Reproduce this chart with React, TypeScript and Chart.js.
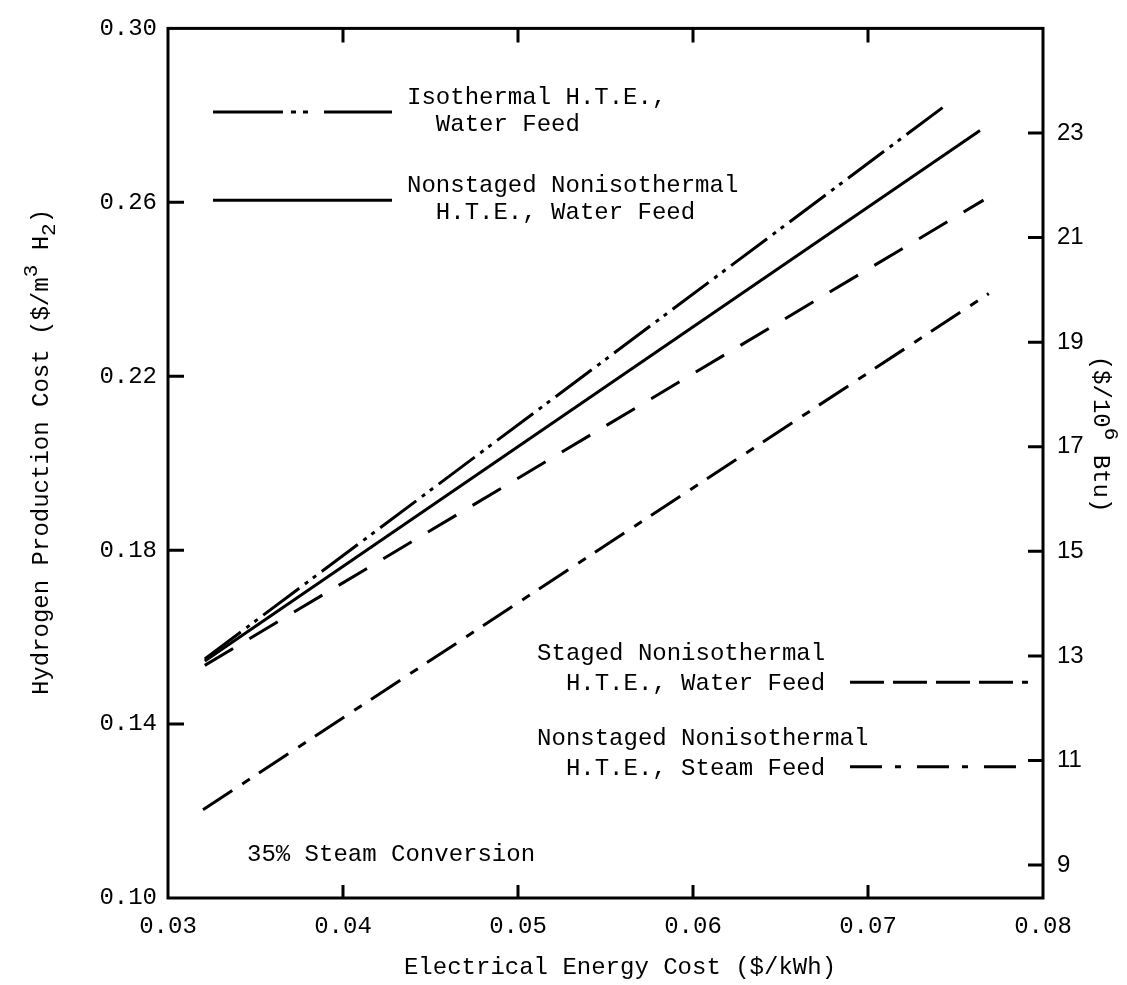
import React, { useEffect, useRef } from "react";
import { Chart, registerables } from "chart.js";

Chart.register(...registerables);

// Electrical energy cost ($/kWh) and hydrogen production cost ($/m3 H2) for each process
const isothermalX = [0.0321, 0.0743];
const isothermalY = [0.155, 0.2819];
const nonstagedWaterX = [0.0321, 0.0764];
const nonstagedWaterY = [0.1545, 0.2765];
const stagedWaterX = [0.0321, 0.0766];
const stagedWaterY = [0.1535, 0.2605];
const nonstagedSteamX = [0.032, 0.0769];
const nonstagedSteamY = [0.1203, 0.239];

// Axis ticks
const xTicks = [0.03, 0.04, 0.05, 0.06, 0.07, 0.08];
const yTicks = [0.1, 0.14, 0.18, 0.22, 0.26, 0.3];
const btuTicks = [9, 11, 13, 15, 17, 19, 21, 23];
const btuMin = 8.37;
const btuMax = 25.0;

const MONO = '"Liberation Mono", "DejaVu Sans Mono", monospace';
const SANS = '"Liberation Sans", Arial, sans-serif';

const ISO_DASH = [45, 7, 4, 6, 4, 7];
const STAGED_DASH = [33, 19];
const STEAM_DASH = [35, 12, 9, 11];

type Part = { text: string; shift?: number };

function drawRich(
  ctx: CanvasRenderingContext2D,
  parts: Part[],
  cx: number,
  cy: number,
  angle: number,
  font: string,
  smallFont: string
) {
  ctx.save();
  ctx.translate(cx, cy);
  ctx.rotate(angle);
  ctx.textAlign = "left";
  ctx.textBaseline = "middle";
  let total = 0;
  const widths: number[] = [];
  for (const p of parts) {
    ctx.font = p.shift ? smallFont : font;
    const w = ctx.measureText(p.text).width;
    widths.push(w);
    total += w;
  }
  let x = -total / 2;
  parts.forEach((p, i) => {
    ctx.font = p.shift ? smallFont : font;
    ctx.fillText(p.text, x, p.shift || 0);
    x += widths[i];
  });
  ctx.restore();
}

const decorPlugin = {
  id: "decor",
  afterDraw(chart: any) {
    const { ctx, chartArea: a, scales } = chart;
    const xs = scales.x;
    const ys = scales.y;
    const y2 = scales.y2;
    ctx.save();
    ctx.strokeStyle = "#000";
    ctx.fillStyle = "#000";

    // frame
    ctx.lineWidth = 3;
    ctx.setLineDash([]);
    ctx.strokeRect(a.left, a.top, a.right - a.left, a.bottom - a.top);

    // inward tick marks
    ctx.lineWidth = 3;
    ctx.beginPath();
    xTicks.slice(1, -1).forEach((v) => {
      const px = xs.getPixelForValue(v);
      ctx.moveTo(px, a.bottom);
      ctx.lineTo(px, a.bottom - 13);
      ctx.moveTo(px, a.top);
      ctx.lineTo(px, a.top + 14);
    });
    yTicks.slice(1, -1).forEach((v) => {
      const py = ys.getPixelForValue(v);
      ctx.moveTo(a.left, py);
      ctx.lineTo(a.left + 16, py);
    });
    btuTicks.forEach((v) => {
      const py = y2.getPixelForValue(v);
      ctx.moveTo(a.right, py);
      ctx.lineTo(a.right - 15, py);
    });
    ctx.stroke();

    // legend keys
    const font = `24px ${MONO}`;
    ctx.font = font;
    ctx.textAlign = "left";
    ctx.textBaseline = "alphabetic";
    const key = (x0: number, x1: number, y: number, dash: number[]) => {
      ctx.save();
      ctx.lineWidth = 3;
      ctx.setLineDash(dash);
      ctx.beginPath();
      ctx.moveTo(xs.getPixelForValue(x0), ys.getPixelForValue(y));
      ctx.lineTo(xs.getPixelForValue(x1), ys.getPixelForValue(y));
      ctx.stroke();
      ctx.restore();
    };
    const upperKeys = [
      { y: 0.2808, dash: [70, 8, 5, 7, 5, 16], lines: ["Isothermal H.T.E.,", "  Water Feed"] },
      { y: 0.2605, dash: [], lines: ["Nonstaged Nonisothermal", "  H.T.E., Water Feed"] },
    ];
    upperKeys.forEach((k) => {
      key(0.03257, 0.0428, k.y, k.dash);
      const tx = xs.getPixelForValue(0.04366);
      const ty = ys.getPixelForValue(k.y);
      ctx.fillText(k.lines[0], tx, ty - 8);
      ctx.fillText(k.lines[1], tx, ty + 19);
    });
    const lowerKeys = [
      { y: 0.1496, dash: [34, 9], lines: ["Staged Nonisothermal", "  H.T.E., Water Feed"] },
      { y: 0.1302, dash: [32, 13, 6, 16], lines: ["Nonstaged Nonisothermal", "  H.T.E., Steam Feed"] },
    ];
    lowerKeys.forEach((k) => {
      key(0.06897, 0.07914, k.y, k.dash);
      const tx = xs.getPixelForValue(0.05109);
      const ty = ys.getPixelForValue(k.y);
      ctx.fillText(k.lines[0], tx, ty - 22);
      ctx.fillText(k.lines[1], tx, ty + 8);
    });

    ctx.fillText("35% Steam Conversion", xs.getPixelForValue(0.034514), ys.getPixelForValue(0.10846));

    // axis titles
    ctx.textAlign = "center";
    ctx.fillText("Electrical Energy Cost ($/kWh)", 620, 974);
    const small = `21px ${MONO}`;
    drawRich(
      ctx,
      [
        { text: "Hydrogen Production Cost ($/m" },
        { text: "3", shift: -11 },
        { text: " H" },
        { text: "2", shift: 7 },
        { text: ")" },
      ],
      42,
      452,
      -Math.PI / 2,
      font,
      small
    );
    drawRich(
      ctx,
      [{ text: "($/10" }, { text: "6", shift: -11 }, { text: " Btu)" }],
      1100,
      434,
      Math.PI / 2,
      font,
      small
    );
    ctx.restore();
  },
};

export default function App() {
  const ref = useRef<HTMLCanvasElement | null>(null);

  useEffect(() => {
    if (!ref.current) return;
    const pts = (xs: number[], ys: number[]) => xs.map((x, i) => ({ x, y: ys[i] }));
    const line = (label: string, data: any[], dash: number[]) => ({
      label,
      data,
      borderColor: "#000",
      borderWidth: 3,
      borderDash: dash,
      borderCapStyle: "butt",
      pointRadius: 0,
      fill: false,
      tension: 0,
      yAxisID: "y",
    });
    const chart = new Chart(ref.current, {
      type: "line",
      data: {
        datasets: [
          line("Isothermal H.T.E., Water Feed", pts(isothermalX, isothermalY), ISO_DASH),
          line("Nonstaged Nonisothermal H.T.E., Water Feed", pts(nonstagedWaterX, nonstagedWaterY), []),
          line("Staged Nonisothermal H.T.E., Water Feed", pts(stagedWaterX, stagedWaterY), STAGED_DASH),
          line("Nonstaged Nonisothermal H.T.E., Steam Feed", pts(nonstagedSteamX, nonstagedSteamY), STEAM_DASH),
        ] as any,
      },
      options: {
        animation: false,
        responsive: false,
        devicePixelRatio: 1,
        layout: { padding: { top: 24, left: 0, right: 0, bottom: 0 } },
        plugins: { legend: { display: false }, tooltip: { enabled: false } },
        scales: {
          x: {
            type: "linear",
            min: 0.03,
            max: 0.08,
            afterBuildTicks: (s: any) => {
              s.ticks = xTicks.map((value) => ({ value }));
            },
            afterFit: (s: any) => {
              s.height = 87;
            },
            grid: { display: false, drawTicks: false },
            border: { display: false },
            ticks: {
              color: "#000",
              font: { family: MONO, size: 24 },
              padding: 14,
              maxRotation: 0,
              callback: (v: any) => Number(v).toFixed(2),
            },
          },
          y: {
            type: "linear",
            position: "left",
            min: 0.1,
            max: 0.3,
            afterBuildTicks: (s: any) => {
              s.ticks = yTicks.map((value) => ({ value }));
            },
            afterFit: (s: any) => {
              s.width = 168;
            },
            grid: { display: false, drawTicks: false },
            border: { display: false },
            ticks: {
              color: "#000",
              font: { family: MONO, size: 24 },
              padding: 11,
              callback: (v: any) => Number(v).toFixed(2),
            },
          },
          y2: {
            type: "linear",
            position: "right",
            min: btuMin,
            max: btuMax,
            afterBuildTicks: (s: any) => {
              s.ticks = btuTicks.map((value) => ({ value }));
            },
            afterFit: (s: any) => {
              s.width = 84;
            },
            grid: { display: false, drawTicks: false },
            border: { display: false },
            ticks: {
              color: "#000",
              font: { family: SANS, size: 24 },
              padding: 14,
              callback: (v: any) => String(v),
            },
          },
        },
      } as any,
      plugins: [decorPlugin],
    });
    return () => chart.destroy();
  }, []);

  return (
    <div style={{ position: "absolute", left: 0, top: 0, width: 1127, height: 985, background: "#fff" }}>
      <canvas ref={ref} width={1127} height={985} style={{ width: 1127, height: 985, display: "block" }} />
    </div>
  );
}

----------------

Set exercise
Return, unchanged, the lines from the first line of the material through the line that holds "string; shift?: number", inclusive, omitting pictures.

Reply
Reproduce this chart with React, TypeScript and Chart.js.
import React, { useEffect, useRef } from "react";
import { Chart, registerables } from "chart.js";

Chart.register(...registerables);

// Electrical energy cost ($/kWh) and hydrogen production cost ($/m3 H2) for each process
const isothermalX = [0.0321, 0.0743];
const isothermalY = [0.155, 0.2819];
const nonstagedWaterX = [0.0321, 0.0764];
const nonstagedWaterY = [0.1545, 0.2765];
const stagedWaterX = [0.0321, 0.0766];
const stagedWaterY = [0.1535, 0.2605];
const nonstagedSteamX = [0.032, 0.0769];
const nonstagedSteamY = [0.1203, 0.239];

// Axis ticks
const xTicks = [0.03, 0.04, 0.05, 0.06, 0.07, 0.08];
const yTicks = [0.1, 0.14, 0.18, 0.22, 0.26, 0.3];
const btuTicks = [9, 11, 13, 15, 17, 19, 21, 23];
const btuMin = 8.37;
const btuMax = 25.0;

const MONO = '"Liberation Mono", "DejaVu Sans Mono", monospace';
const SANS = '"Liberation Sans", Arial, sans-serif';

const ISO_DASH = [45, 7, 4, 6, 4, 7];
const STAGED_DASH = [33, 19];
const STEAM_DASH = [35, 12, 9, 11];

type Part = { text: string; shift?: number };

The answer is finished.